Paul gets the credt for "de-judaizing?" Judaisms for gentile converts.
Not that I give a rat's ass about de-judaizing something but there is a difference between dejudaizing something and being anti-semitic. Maybe protestants are anti-catholic. That makes sense religiously. But someone secular like myself who is only discussing the merits of religious claims can hardly be said to be doing either, particularly being anti-semitic.
 
Universal male circumcision is the necessary pre-condition for the advent of the Kingdom of Heaven on Earth.
You are a christian atheist, a religious term for enlightened humanist. As such I understand your use of religious metaphor. If, however, you honestly believe that to achieve your vision homo sapiens must practice universal male circumcision I'll wager a piece of your brain is not functioning optimally.
 
A month ago I was about 90% certain that a Jesus from Galilee (probably Nazareth) DID exist, was probably baptized by John the Baptist and WAS crucified under Pontius Pilate, and somehow inspired new cult(s). That was about ALL I did know about Jesus.
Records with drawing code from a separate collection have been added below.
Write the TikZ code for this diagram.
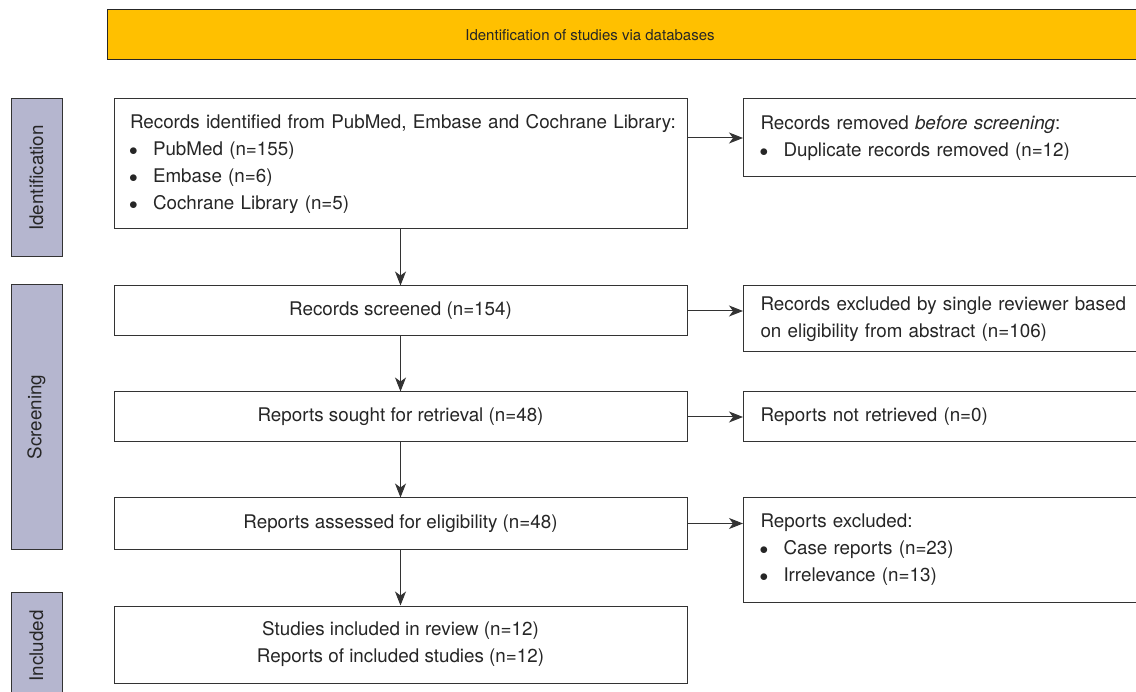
\documentclass[tikz,border=0pt]{standalone}
\usepackage{fontspec}
\setmainfont{TeX Gyre Heros}
\usetikzlibrary{arrows.meta}

\definecolor{bannerfill}{HTML}{FFC000}
\definecolor{sidefill}{HTML}{B5B6CF}
\definecolor{linegray}{HTML}{333333}

\newcommand{\bitem}[1]{\makebox[23pt][l]{\hspace{-1pt}$\bullet$}#1}

\begin{document}
\begin{tikzpicture}[x=1pt, y=-1pt,
    box/.style={draw=linegray, line width=1pt, fill=white, text=black!85,
        font=\fontsize{18.8}{27}\selectfont, inner sep=0pt},
    mainbox/.style={box, minimum width=573, align=center},
    sidebox/.style={box, fill=sidefill, rotate=90, minimum height=51},
    rightbox/.style={box, anchor=west, minimum width=420, text width=386, align=left},
    arr/.style={draw=linegray, line width=1pt, -{Stealth[length=14pt, width=11pt, inset=4pt]}}]
        \useasboundingbox (0,0) rectangle (1136,692);
        \clip (0,0) rectangle (1136,692);

        % Banner
        \node[box, fill=bannerfill, draw=black!85, anchor=west, minimum width=1060, minimum height=50] (banner) at (107, 35) {};
        \node[text=black!85, font=\fontsize{15}{18}\selectfont] (bannertxt) at (590, 35) {Identification of studies via databases};

        % Phase labels
        \foreach \nm/\y/\len/\txt in {sideid/178/158/Identification, sidescr/417/264/Screening, sideinc/646/108/Included} {
            \node[sidebox, minimum width=\len] (\nm) at (36.5, \y) {\txt};
        }

        % Main column
        \node[mainbox, minimum height=130, text width=541, align=left] (ident) at (400.5, 164) {\mbox{Records identified from PubMed, Embase and Cochrane Library:}\\
            \bitem{PubMed (n=155)}\\
            \bitem{Embase (n=6)}\\
            \bitem{Cochrane Library (n=5)}};
        \node[mainbox, minimum height=50] (screen) at (400.5, 311) {Records screened (n=154)};
        \node[mainbox, minimum height=50] (sought) at (400.5, 417) {Reports sought for retrieval (n=48)};
        \node[mainbox, minimum height=51] (assess) at (400.5, 523.5) {Reports assessed for eligibility (n=48)};
        \node[mainbox, minimum height=77] (incl) at (400.5, 644.5) {Studies included in review (n=12)\\Reports of included studies (n=12)};

        % Right column
        \node[rightbox, minimum height=78] (dup) at (743, 138) {Records removed \textit{before screening}:\\
            \bitem{Duplicate records removed (n=12)}};
        \node[rightbox, minimum height=66] (excl) at (743, 319) {Records excluded by single reviewer based\\on eligibility from abstract (n=106)};
        \node[rightbox, minimum height=50] (notret) at (743, 417) {Reports not retrieved (n=0)};
        \node[rightbox, minimum height=104] (repexcl) at (743, 550) {Reports excluded:\\
            \bitem{Case reports (n=23)}\\
            \bitem{Irrelevance (n=13)}};

        % Arrows
        \draw[arr] (ident) -- (screen);
        \draw[arr] (screen) -- (sought);
        \draw[arr] (sought) -- (assess);
        \draw[arr] (assess) -- (incl);
        \draw[arr] (ident.east |- dup.west) -- (dup.west);
        \draw[arr] (screen.east) -- (screen.east -| excl.west);
        \draw[arr] (sought) -- (notret);
        \draw[arr] (assess.east) -- (assess.east -| repexcl.west);
    \end{tikzpicture}
\end{document}
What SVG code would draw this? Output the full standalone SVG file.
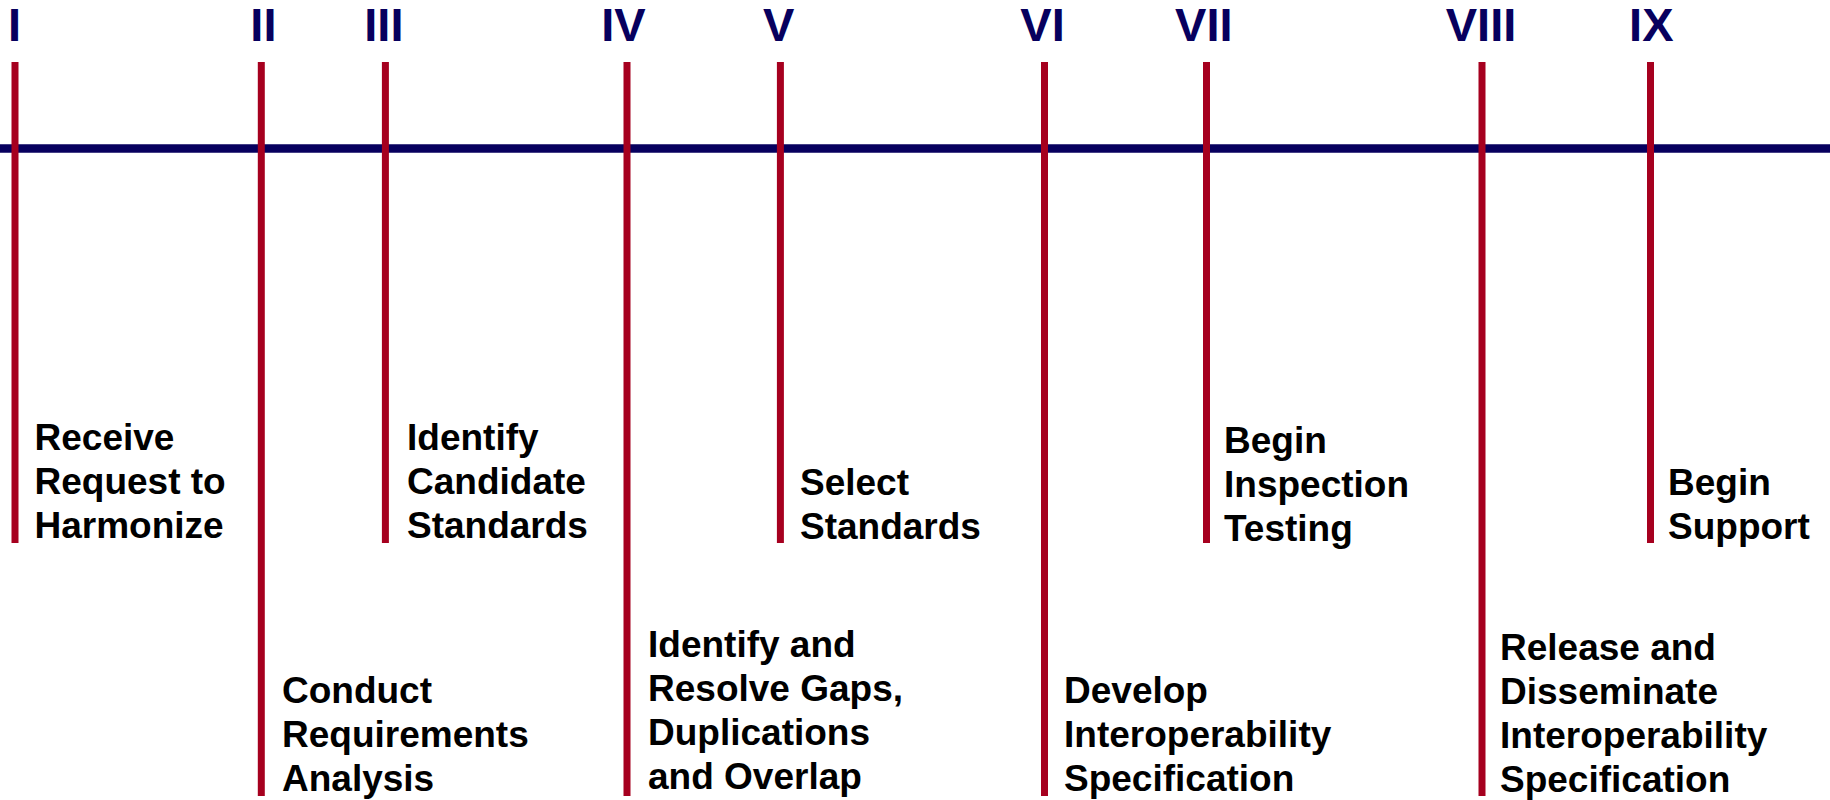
<svg xmlns="http://www.w3.org/2000/svg" width="1830" height="800" viewBox="0 0 1830 800">
<style>
.num{font-family:"Liberation Sans",Arial,sans-serif;font-weight:bold;font-size:47px;fill:#07005e;text-anchor:middle}
.lbl{font-family:"Liberation Sans",Arial,sans-serif;font-weight:bold;font-size:37px;fill:#000}
.tick{stroke:#a6001f;stroke-width:7;fill:none}
.axis{stroke:#07005e;stroke-width:8.5;fill:none}
</style>
<rect width="1830" height="800" fill="#fff"/>
<g id="connectors">
<line class="axis" x1="0" y1="148.5" x2="1830" y2="148.5"/>
<line class="tick" x1="15" y1="62" x2="15" y2="543"/>
<line class="tick" x1="261.3" y1="62" x2="261.3" y2="796"/>
<line class="tick" x1="385.4" y1="62" x2="385.4" y2="543"/>
<line class="tick" x1="627" y1="62" x2="627" y2="796"/>
<line class="tick" x1="780.4" y1="62" x2="780.4" y2="543"/>
<line class="tick" x1="1044.5" y1="62" x2="1044.5" y2="796"/>
<line class="tick" x1="1206.5" y1="62" x2="1206.5" y2="543"/>
<line class="tick" x1="1482" y1="62" x2="1482" y2="796"/>
<line class="tick" x1="1650.5" y1="62" x2="1650.5" y2="543"/>
</g>
<g id="n1"><text class="num" x="14.5" y="41">I</text>
<text class="lbl"><tspan x="34.5" y="450">Receive</tspan><tspan x="34.5" y="494">Request to</tspan><tspan x="34.5" y="538">Harmonize</tspan></text></g>
<g id="n2"><text class="num" x="263.4" y="41">II</text>
<text class="lbl"><tspan x="282" y="703">Conduct</tspan><tspan x="282" y="747">Requirements</tspan><tspan x="282" y="791">Analysis</tspan></text></g>
<g id="n3"><text class="num" x="383.9" y="41">III</text>
<text class="lbl"><tspan x="407" y="450">Identify</tspan><tspan x="407" y="494">Candidate</tspan><tspan x="407" y="538">Standards</tspan></text></g>
<g id="n4"><text class="num" x="623.5" y="41">IV</text>
<text class="lbl"><tspan x="648" y="657">Identify and</tspan><tspan x="648" y="701">Resolve Gaps,</tspan><tspan x="648" y="745">Duplications</tspan><tspan x="648" y="789">and Overlap</tspan></text></g>
<g id="n5"><text class="num" x="778.8" y="41">V</text>
<text class="lbl"><tspan x="800" y="495">Select</tspan><tspan x="800" y="539">Standards</tspan></text></g>
<g id="n6"><text class="num" x="1042.5" y="41">VI</text>
<text class="lbl"><tspan x="1064" y="703">Develop</tspan><tspan x="1064" y="747">Interoperability</tspan><tspan x="1064" y="791">Specification</tspan></text></g>
<g id="n7"><text class="num" x="1203.8" y="41">VII</text>
<text class="lbl"><tspan x="1224" y="453">Begin</tspan><tspan x="1224" y="497">Inspection</tspan><tspan x="1224" y="541">Testing</tspan></text></g>
<g id="n8"><text class="num" x="1481" y="41">VIII</text>
<text class="lbl"><tspan x="1500" y="660">Release and</tspan><tspan x="1500" y="704">Disseminate</tspan><tspan x="1500" y="748">Interoperability</tspan><tspan x="1500" y="792">Specification</tspan></text></g>
<g id="n9"><text class="num" x="1651.3" y="41">IX</text>
<text class="lbl"><tspan x="1668" y="495">Begin</tspan><tspan x="1668" y="539">Support</tspan></text></g>
</svg>
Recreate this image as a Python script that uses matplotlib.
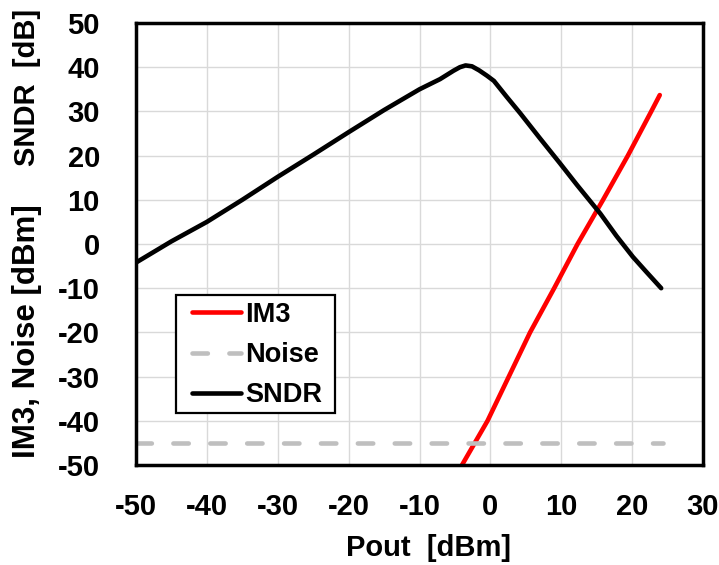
import matplotlib
matplotlib.use("Agg")
import matplotlib.pyplot as plt
from matplotlib.patches import Rectangle

plt.rcParams['font.family'] = ['Liberation Sans', 'DejaVu Sans']
plt.rcParams['font.weight'] = 'bold'
plt.rcParams['axes.unicode_minus'] = False

# Output power sweep [dBm] and measured curves
sndr_x = [-50, -45, -40, -35, -30, -25, -20, -15, -10, -7.1, -5.2, -4.3, -3.5, -2.6,
          -1.6, -0.5, 0.5, 2.3, 4.2, 7.0, 9.8, 12.2, 15.5, 17.8, 20.1, 22.0, 24.1]
sndr_y = [-4.2, 0.6, 5.0, 10.0, 15.2, 20.2, 25.3, 30.3, 35.0, 37.3, 39.2, 40.0, 40.4, 40.2,
          39.3, 38.1, 36.9, 33.3, 29.6, 23.9, 18.3, 13.4, 6.9, 1.8, -2.9, -6.3, -10.0]

im3_x = [-4.6, -4.0, -2.2, -0.4, 2.6, 5.6, 9.0, 12.3, 15.9, 19.4, 22.7, 23.9]
im3_y = [-52.0, -50.0, -45.0, -40.0, -30.0, -20.0, -10.0, 0.0, 10.0, 20.0, 30.0, 33.7]

noise_x = [-50, 24.3]
noise_y = [-45, -45]

x_ticks = [-50, -40, -30, -20, -10, 0, 10, 20, 30]
y_ticks = [-50, -40, -30, -20, -10, 0, 10, 20, 30, 40, 50]

W, H = 719, 565
fig = plt.figure(figsize=(W / 100, H / 100), dpi=100)
ax = fig.add_axes([136 / W, 1 - 465 / H, 567 / W, 442 / H])

lw = 3.3
ax.plot(im3_x, im3_y, color='#ff0000', lw=lw, solid_capstyle='round',
        solid_joinstyle='round', label='IM3', zorder=3)
ax.plot(noise_x, noise_y, color='#bfbfbf', lw=lw, dashes=(3.35, 4.7),
        dash_capstyle='round', label='Noise', zorder=3)
ax.plot(sndr_x, sndr_y, color='black', lw=lw, solid_capstyle='round',
        solid_joinstyle='round', label='SNDR', zorder=3)

ax.set_xlim(-50, 30)
ax.set_ylim(-50, 50)
ax.set_xticks(x_ticks)
ax.set_yticks(y_ticks)
ax.grid(True, color='#d9d9d9', lw=1)
ax.set_axisbelow(True)
for s in ax.spines.values():
    s.set_linewidth(2.5)
    s.set_color('black')
    s.set_zorder(6)

ax.tick_params(axis='both', length=0, labelsize=21)
ax.tick_params(axis='y', pad=26)
ax.tick_params(axis='x', pad=20)
for lbl in ax.get_xticklabels() + ax.get_yticklabels():
    lbl.set_fontweight('bold')

fig.text(428 / W, 1 - 548 / H, 'Pout  [dBm]', ha='center', va='center',
         fontsize=21, fontweight='bold')
fig.text(27 / W, 1 - 87 / H, 'SNDR  [dB]', rotation=90, ha='center', va='center',
         fontsize=21, fontweight='bold')
fig.text(27 / W, 1 - 331 / H, 'IM3, Noise [dBm]', rotation=90, ha='center', va='center',
         fontsize=22.5, fontweight='bold')

# legend box drawn as a framed white rectangle, entries placed inside it
box = Rectangle(((176 - 136) / 567, (465 - 413) / 442), 159 / 567, 118 / 442,
                transform=ax.transAxes, facecolor='white', edgecolor='black',
                lw=1.6, zorder=4.5, clip_on=False)
ax.add_patch(box)
leg = ax.legend(loc='center left', bbox_to_anchor=((192 - 136) / 567, (465 - 355) / 442),
                fontsize=19.5, frameon=False, handlelength=1.8, handletextpad=0.15,
                labelspacing=0.52, borderpad=0, borderaxespad=0)
leg.set_zorder(5)
for t in leg.get_texts():
    t.set_fontweight('bold')

fig.savefig('out.png', dpi=100)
Now I am about 95% certain. There is a whole cottage industry of "Mythicists"; but they have been tested in this thread and been found wanting. If all their rhetoric is unable to shake the conclusion Occam's Razor dictates I must follow the Razor.
Some time back I asked how we are to ascertain how a story such as Old Man and the Sea is historical or fictional. I asked this of any historicists willing to chime in. Please provide your methodology. With that methodology I will be able to know whether any such tale, regardless the authorship if even known, regardless whether if claims impossible events, is an historical account with factual eyewitness evidence or not. No one has provided me with that formula.

Therefore you should question your 95% certainty claim as you have nothing to base your 95% on that can be applied to other similar tall tales or not-so-tall tales.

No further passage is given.